California commits to teaching "media literacy" in public classrooms

Sacramento, California - Beginning next year, California's public school students will be required to take media literacy courses that will help them identify fake news posted online while also being able to tell the difference between legitimate news articles and paid advertising.

California public school students will soon be required to take media literacy courses.
California public school students will soon be required to take media literacy courses.  © IMAGO / Panthermedia

The new instruction will slowly be integrated into the curriculum of students from kindergarten through high school under Assembly Bill 873, authored by Assemblymember Marc Berman, a Democrat from Menlo Park, and signed into law by Governor Gavin Newsom in October.

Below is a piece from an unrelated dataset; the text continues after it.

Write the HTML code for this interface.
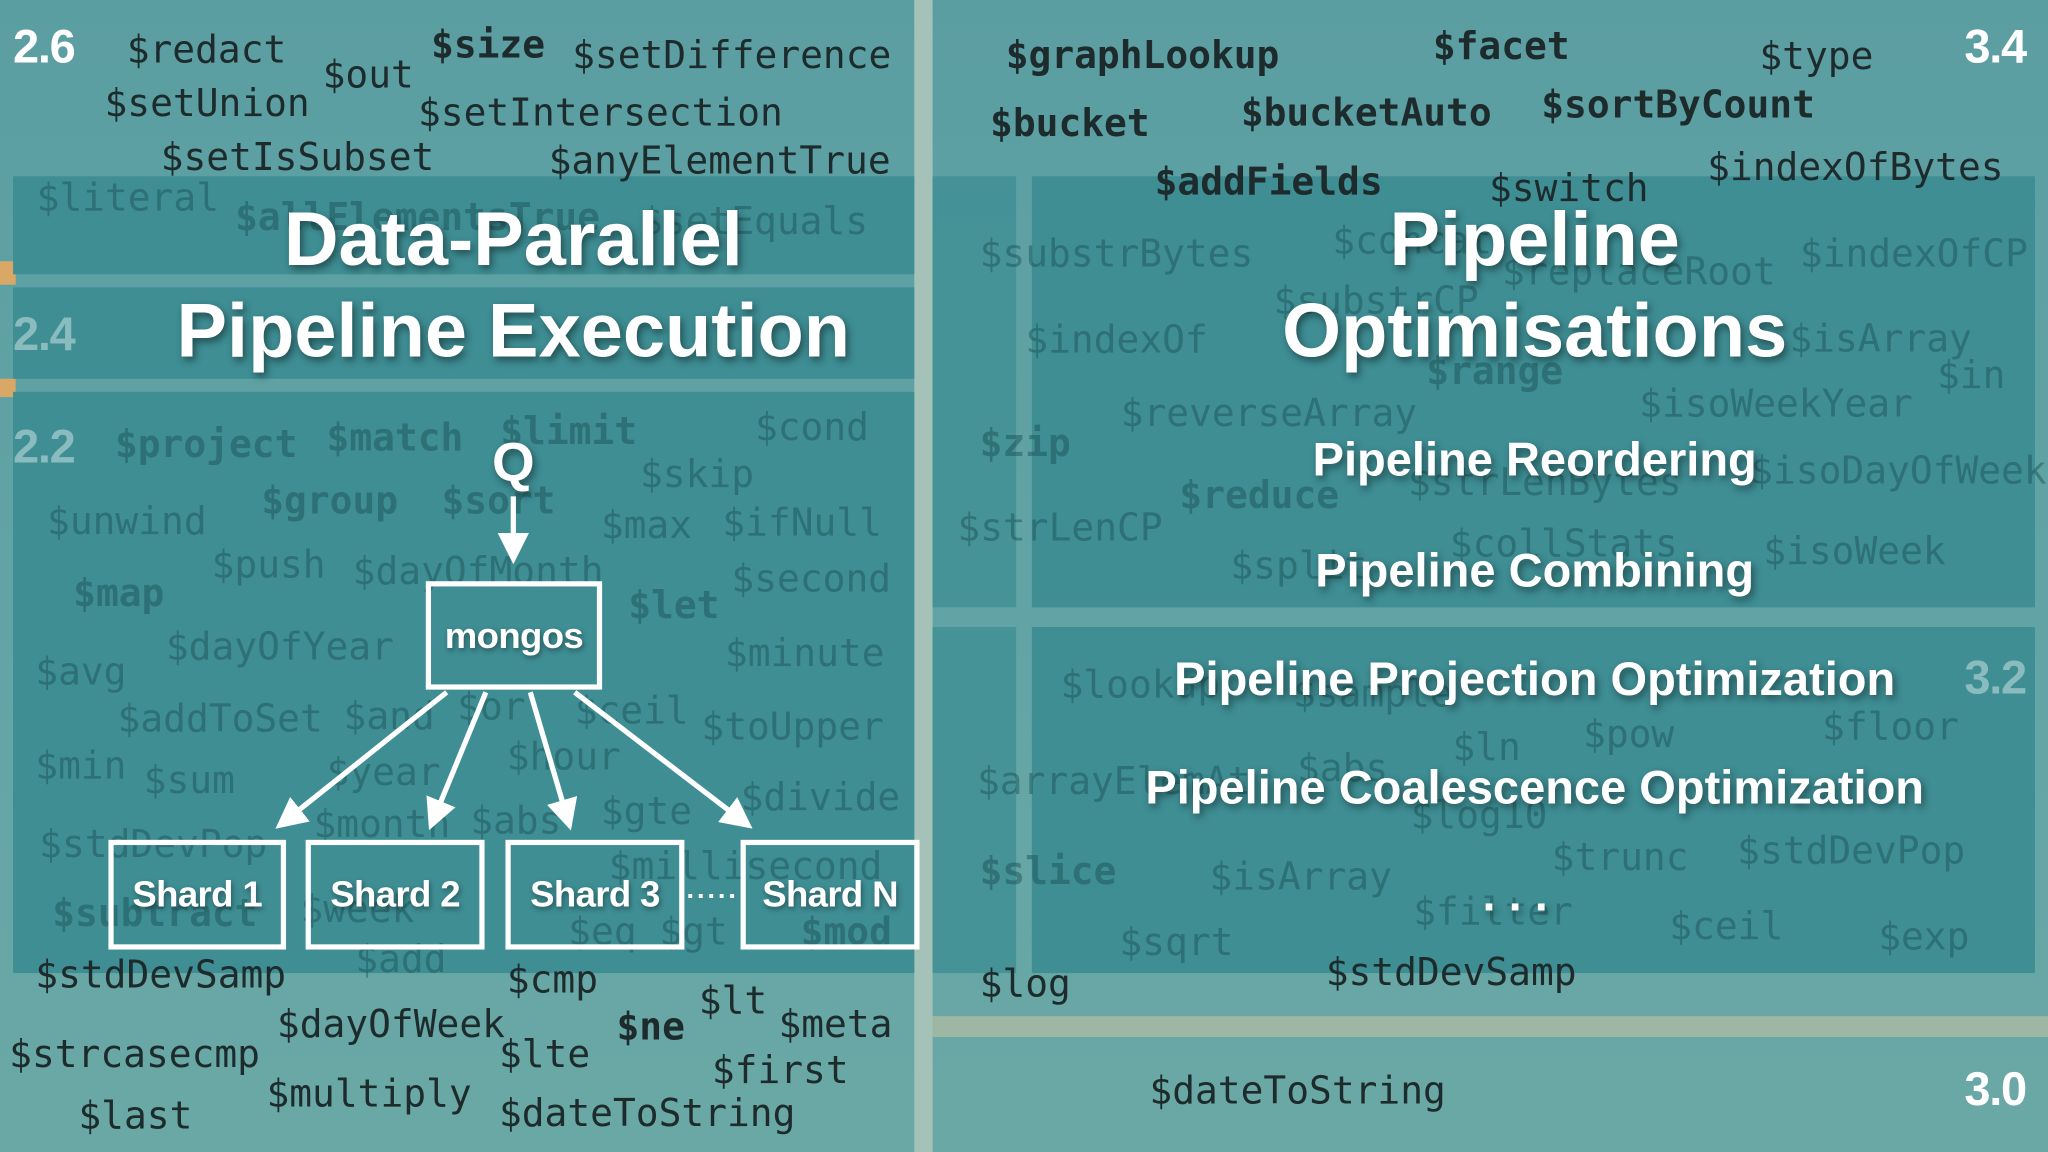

Media literacy content will be included in English language arts, mathematics, science, history, and social science curriculums.

The law was necessitated by young people's growing reliance on the internet and social media platforms, such as TikTok, Instagram, and X, for news and information, Berman said.

Texas, New Jersey, and Delaware have also passed strong media literacy laws, according to Media Literacy Now, a nonprofit research organization.

Media literacy necessary to recognize misinformation

"Teaching media literacy is a key strategy to support our children, their families, and our society that are inundated with misinformation and disinformation on social media networks and digital platforms," said Berman. "We have a responsibility to teach the next generation to be more critical consumers of online content and more guarded against misinformation, propaganda, and conspiracy theories."

State leaders have a "strong interest," the new legislation says, in ensuring young Californians are equipped to properly confront the misinformation found on digital platforms, as the reach and influence of these platforms are only expected to increase in the future.

"As we've seen too often in the last decade, what happens online can have the most terrifying of real-world impacts," Berman said. "From climate denial to vaccine conspiracy theories to the January 6 attack on our nation's Capitol, the spread of online misinformation has had global and deadly consequences."